The scriptable plugins are an incubating feature. They are intended to gather experience with this type of customization capability, and to improve the functionality in future versions of Airlock IAM. The provided plugins and the underlying architecture may change fundamentally and without further notice in future releases of IAM.

Scripting language Lua

Airlock IAM supports Lua as the scripting language (see The Programming Language Lua for more information). IAM 8.2 and later include Lua 5.4.

If Lua version 5.4 is not suitable for a particular deployment scenario, the Lua interpreter and dependent libraries can be replaced with a different version. See Lua and operating system dependencies below.

Lua was chosen for the following reasons:

  • Lua is lightweight and adds hardly any overhead to the IAM distribution image.
  • Lua provides a well-maintained ecosystem of libraries.
  • Lua is supported by a thriving community of developers.
  • Lua is already well established, and the language is very stable.
  • Lua is the default scripting language of the Airlock Microgateway.

Developer support

To support Lua scripting, the lua-cjson library is bundled with the scripting engine. This library deserializes input variables and serializes output variables for data exchange with Airlock IAM.

Starting with IAM 8.5, the luasocket library (luasocket library) is also included. This library is used for the interface between IAM and Lua, including input and output transfer.

Additional libraries can be added using The Luarocks package manager and installed directly into the instances folder of Airlock IAM.

Scripts can log different severity levels to the regular Airlock IAM log files. Use this feature to document the progress and outcome of scriptable steps and for debugging purposes.

The scripts are specified directly in the Config Editor, in a text box that is part of the scriptable plugins. This solution was chosen for the following reasons:

  • Scripts are part of the configuration and do not require additional effort to deploy or manage script files.
  • The scriptable plugins are not intended for large-scale customizations. Typical scripts are expected to be between 10 and 100 lines of code.

Known limitations

The following is a non-exhaustive list of known limitations of the scriptable step:

  • Airlock IAM provides no integrated IDE support for writing or debugging Lua scripts.
  • The current implementation only supports non-interactive flow steps and, therefore, does not support any interactions with the end user.
  • Security hardening is limited as scripts are executed in the IAM process context. There is a limitation on scripts to run at most 30 seconds to prevent scripts from using resources excessively.

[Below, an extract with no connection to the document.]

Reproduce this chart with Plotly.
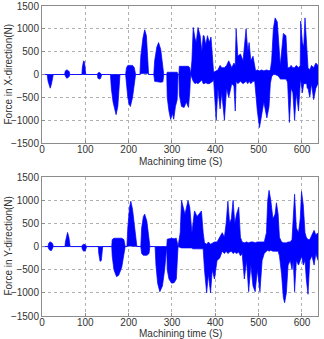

Lua and operating system dependencies

The Lua script interpreter and all the pre-bundled shared object libraries are provided in an executable format suitable for Linux operating systems.

Lua will work out of the box for the following use cases:

  • Airlock IAM runs as a self-contained application on a Linux operating system.
  • Airlock IAM is deployed as a container image on any compatible platform (e.g. Kubernetes or Openshift).

If Lua is intended to be used natively with another operating system, the lua executable and all shared object libraries must be replaced with versions that work on the target operating system.

For more details, see Lua and operating system dependencies.

Example for MacOS operating system

On a MacOS operating system, the following tasks must be executed to replace the executable and the shared library files.

 
Notice

MacOS may raise a security alert because the developer of lua, luarocks or cjson.so is not trusted.

This trust must be granted in: System Settings >> Privacy&Security

  1. Use brew install lua to install the Lua script interpreter locally.
  2. Copy the lua executable from /opt/homebrew/bin/lua to the Airlock IAM installation directory in $IAM_install_dir/res/scripting/lua/.
  3. Use brew install luarocks to install the Luarocks package manager locally.
  4. Use luarocks install --tree /tmp/cjson lua-cjson to install the latest version of cjson locally.
  5. Copy the .so file from /tmp/cjson/lib/lua/<version/cjson.so to the lib directory in the Airlock IAM installation directory in $IAM_install_dir/res/scripting/lua/lib.